● AIM:
Everything in the data should be repeated exactly, save for the images.

● SUPPLIED DATA:
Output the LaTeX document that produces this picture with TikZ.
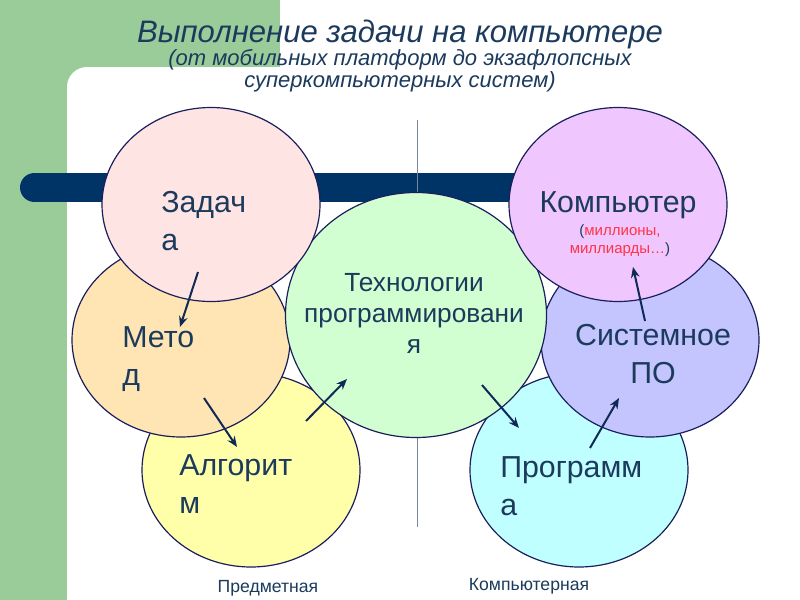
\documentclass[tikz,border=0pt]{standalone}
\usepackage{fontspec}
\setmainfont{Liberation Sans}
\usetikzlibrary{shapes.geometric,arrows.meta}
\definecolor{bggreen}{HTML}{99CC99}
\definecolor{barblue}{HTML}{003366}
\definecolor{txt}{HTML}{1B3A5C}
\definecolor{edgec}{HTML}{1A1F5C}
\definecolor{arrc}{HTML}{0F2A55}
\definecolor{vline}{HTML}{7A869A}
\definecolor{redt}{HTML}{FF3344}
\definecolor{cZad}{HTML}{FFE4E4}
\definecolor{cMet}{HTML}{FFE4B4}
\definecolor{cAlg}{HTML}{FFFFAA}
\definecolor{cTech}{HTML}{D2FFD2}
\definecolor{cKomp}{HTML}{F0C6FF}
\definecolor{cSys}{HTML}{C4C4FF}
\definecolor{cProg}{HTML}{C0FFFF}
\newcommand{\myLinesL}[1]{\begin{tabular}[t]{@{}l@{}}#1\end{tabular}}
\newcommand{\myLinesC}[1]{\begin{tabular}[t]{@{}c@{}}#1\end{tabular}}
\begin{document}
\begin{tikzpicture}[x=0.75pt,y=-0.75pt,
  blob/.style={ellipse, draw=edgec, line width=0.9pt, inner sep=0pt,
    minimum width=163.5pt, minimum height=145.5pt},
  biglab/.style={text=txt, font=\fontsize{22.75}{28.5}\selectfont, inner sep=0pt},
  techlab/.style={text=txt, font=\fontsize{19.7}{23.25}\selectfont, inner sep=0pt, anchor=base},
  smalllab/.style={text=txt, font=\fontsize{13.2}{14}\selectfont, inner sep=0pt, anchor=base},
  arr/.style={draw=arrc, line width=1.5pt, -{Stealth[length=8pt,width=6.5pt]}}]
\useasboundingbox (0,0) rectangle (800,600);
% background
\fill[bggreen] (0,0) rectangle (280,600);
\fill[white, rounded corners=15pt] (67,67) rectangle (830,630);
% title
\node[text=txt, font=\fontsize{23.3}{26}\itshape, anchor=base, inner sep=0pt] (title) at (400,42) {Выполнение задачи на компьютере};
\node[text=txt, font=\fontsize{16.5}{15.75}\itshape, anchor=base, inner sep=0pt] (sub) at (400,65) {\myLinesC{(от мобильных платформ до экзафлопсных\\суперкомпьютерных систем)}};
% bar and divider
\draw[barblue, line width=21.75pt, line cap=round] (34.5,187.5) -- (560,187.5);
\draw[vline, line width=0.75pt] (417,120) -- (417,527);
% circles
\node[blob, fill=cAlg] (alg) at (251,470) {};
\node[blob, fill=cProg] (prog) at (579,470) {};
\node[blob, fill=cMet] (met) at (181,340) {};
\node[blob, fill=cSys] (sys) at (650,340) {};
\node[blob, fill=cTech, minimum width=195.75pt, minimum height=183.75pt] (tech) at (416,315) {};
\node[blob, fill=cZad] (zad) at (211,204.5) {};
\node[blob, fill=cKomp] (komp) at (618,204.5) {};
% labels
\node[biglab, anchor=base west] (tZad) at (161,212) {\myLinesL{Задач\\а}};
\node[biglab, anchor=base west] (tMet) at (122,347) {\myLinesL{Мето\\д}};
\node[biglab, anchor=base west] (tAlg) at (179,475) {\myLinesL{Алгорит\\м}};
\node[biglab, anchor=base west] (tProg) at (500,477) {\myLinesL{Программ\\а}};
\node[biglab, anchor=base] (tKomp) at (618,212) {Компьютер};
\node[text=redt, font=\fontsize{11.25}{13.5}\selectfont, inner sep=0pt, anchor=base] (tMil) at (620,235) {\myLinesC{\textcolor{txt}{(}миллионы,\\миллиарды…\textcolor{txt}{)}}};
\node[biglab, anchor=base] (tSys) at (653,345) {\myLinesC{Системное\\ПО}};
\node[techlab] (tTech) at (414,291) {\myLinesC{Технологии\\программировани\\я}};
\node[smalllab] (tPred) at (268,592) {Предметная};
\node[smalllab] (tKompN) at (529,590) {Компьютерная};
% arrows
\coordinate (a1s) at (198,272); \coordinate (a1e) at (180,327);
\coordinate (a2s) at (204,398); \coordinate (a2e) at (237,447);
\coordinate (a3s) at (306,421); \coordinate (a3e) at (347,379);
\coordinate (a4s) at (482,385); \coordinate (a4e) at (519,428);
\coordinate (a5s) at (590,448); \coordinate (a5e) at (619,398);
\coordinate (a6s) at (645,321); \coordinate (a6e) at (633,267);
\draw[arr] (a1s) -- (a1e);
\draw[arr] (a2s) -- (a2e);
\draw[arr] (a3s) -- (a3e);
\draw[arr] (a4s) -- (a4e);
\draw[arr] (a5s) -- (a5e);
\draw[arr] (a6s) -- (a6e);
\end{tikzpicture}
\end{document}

● RESPONSE:
Output the LaTeX document that produces this picture with TikZ.
\documentclass[tikz,border=0pt]{standalone}
\usepackage{fontspec}
\setmainfont{Liberation Sans}
\usetikzlibrary{shapes.geometric,arrows.meta}
\definecolor{bggreen}{HTML}{99CC99}
\definecolor{barblue}{HTML}{003366}
\definecolor{txt}{HTML}{1B3A5C}
\definecolor{edgec}{HTML}{1A1F5C}
\definecolor{arrc}{HTML}{0F2A55}
\definecolor{vline}{HTML}{7A869A}
\definecolor{redt}{HTML}{FF3344}
\definecolor{cZad}{HTML}{FFE4E4}
\definecolor{cMet}{HTML}{FFE4B4}
\definecolor{cAlg}{HTML}{FFFFAA}
\definecolor{cTech}{HTML}{D2FFD2}
\definecolor{cKomp}{HTML}{F0C6FF}
\definecolor{cSys}{HTML}{C4C4FF}
\definecolor{cProg}{HTML}{C0FFFF}
\newcommand{\myLinesL}[1]{\begin{tabular}[t]{@{}l@{}}#1\end{tabular}}
\newcommand{\myLinesC}[1]{\begin{tabular}[t]{@{}c@{}}#1\end{tabular}}
\begin{document}
\begin{tikzpicture}[x=0.75pt,y=-0.75pt,
  blob/.style={ellipse, draw=edgec, line width=0.9pt, inner sep=0pt,
    minimum width=163.5pt, minimum height=145.5pt},
  biglab/.style={text=txt, font=\fontsize{22.75}{28.5}\selectfont, inner sep=0pt},
  techlab/.style={text=txt, font=\fontsize{19.7}{23.25}\selectfont, inner sep=0pt, anchor=base},
  smalllab/.style={text=txt, font=\fontsize{13.2}{14}\selectfont, inner sep=0pt, anchor=base},
  arr/.style={draw=arrc, line width=1.5pt, -{Stealth[length=8pt,width=6.5pt]}}]
\useasboundingbox (0,0) rectangle (800,600);
% background
\fill[bggreen] (0,0) rectangle (280,600);
\fill[white, rounded corners=15pt] (67,67) rectangle (830,630);
% title
\node[text=txt, font=\fontsize{23.3}{26}\itshape, anchor=base, inner sep=0pt] (title) at (400,42) {Выполнение задачи на компьютере};
\node[text=txt, font=\fontsize{16.5}{15.75}\itshape, anchor=base, inner sep=0pt] (sub) at (400,65) {\myLinesC{(от мобильных платформ до экзафлопсных\\суперкомпьютерных систем)}};
% bar and divider
\draw[barblue, line width=21.75pt, line cap=round] (34.5,187.5) -- (560,187.5);
\draw[vline, line width=0.75pt] (417,120) -- (417,527);
% circles
\node[blob, fill=cAlg] (alg) at (251,470) {};
\node[blob, fill=cProg] (prog) at (579,470) {};
\node[blob, fill=cMet] (met) at (181,340) {};
\node[blob, fill=cSys] (sys) at (650,340) {};
\node[blob, fill=cTech, minimum width=195.75pt, minimum height=183.75pt] (tech) at (416,315) {};
\node[blob, fill=cZad] (zad) at (211,204.5) {};
\node[blob, fill=cKomp] (komp) at (618,204.5) {};
% labels
\node[biglab, anchor=base west] (tZad) at (161,212) {\myLinesL{Задач\\а}};
\node[biglab, anchor=base west] (tMet) at (122,347) {\myLinesL{Мето\\д}};
\node[biglab, anchor=base west] (tAlg) at (179,475) {\myLinesL{Алгорит\\м}};
\node[biglab, anchor=base west] (tProg) at (500,477) {\myLinesL{Программ\\а}};
\node[biglab, anchor=base] (tKomp) at (618,212) {Компьютер};
\node[text=redt, font=\fontsize{11.25}{13.5}\selectfont, inner sep=0pt, anchor=base] (tMil) at (620,235) {\myLinesC{\textcolor{txt}{(}миллионы,\\миллиарды…\textcolor{txt}{)}}};
\node[biglab, anchor=base] (tSys) at (653,345) {\myLinesC{Системное\\ПО}};
\node[techlab] (tTech) at (414,291) {\myLinesC{Технологии\\программировани\\я}};
\node[smalllab] (tPred) at (268,592) {Предметная};
\node[smalllab] (tKompN) at (529,590) {Компьютерная};
% arrows
\coordinate (a1s) at (198,272); \coordinate (a1e) at (180,327);
\coordinate (a2s) at (204,398); \coordinate (a2e) at (237,447);
\coordinate (a3s) at (306,421); \coordinate (a3e) at (347,379);
\coordinate (a4s) at (482,385); \coordinate (a4e) at (519,428);
\coordinate (a5s) at (590,448); \coordinate (a5e) at (619,398);
\coordinate (a6s) at (645,321); \coordinate (a6e) at (633,267);
\draw[arr] (a1s) -- (a1e);
\draw[arr] (a2s) -- (a2e);
\draw[arr] (a3s) -- (a3e);
\draw[arr] (a4s) -- (a4e);
\draw[arr] (a5s) -- (a5e);
\draw[arr] (a6s) -- (a6e);
\end{tikzpicture}
\end{document}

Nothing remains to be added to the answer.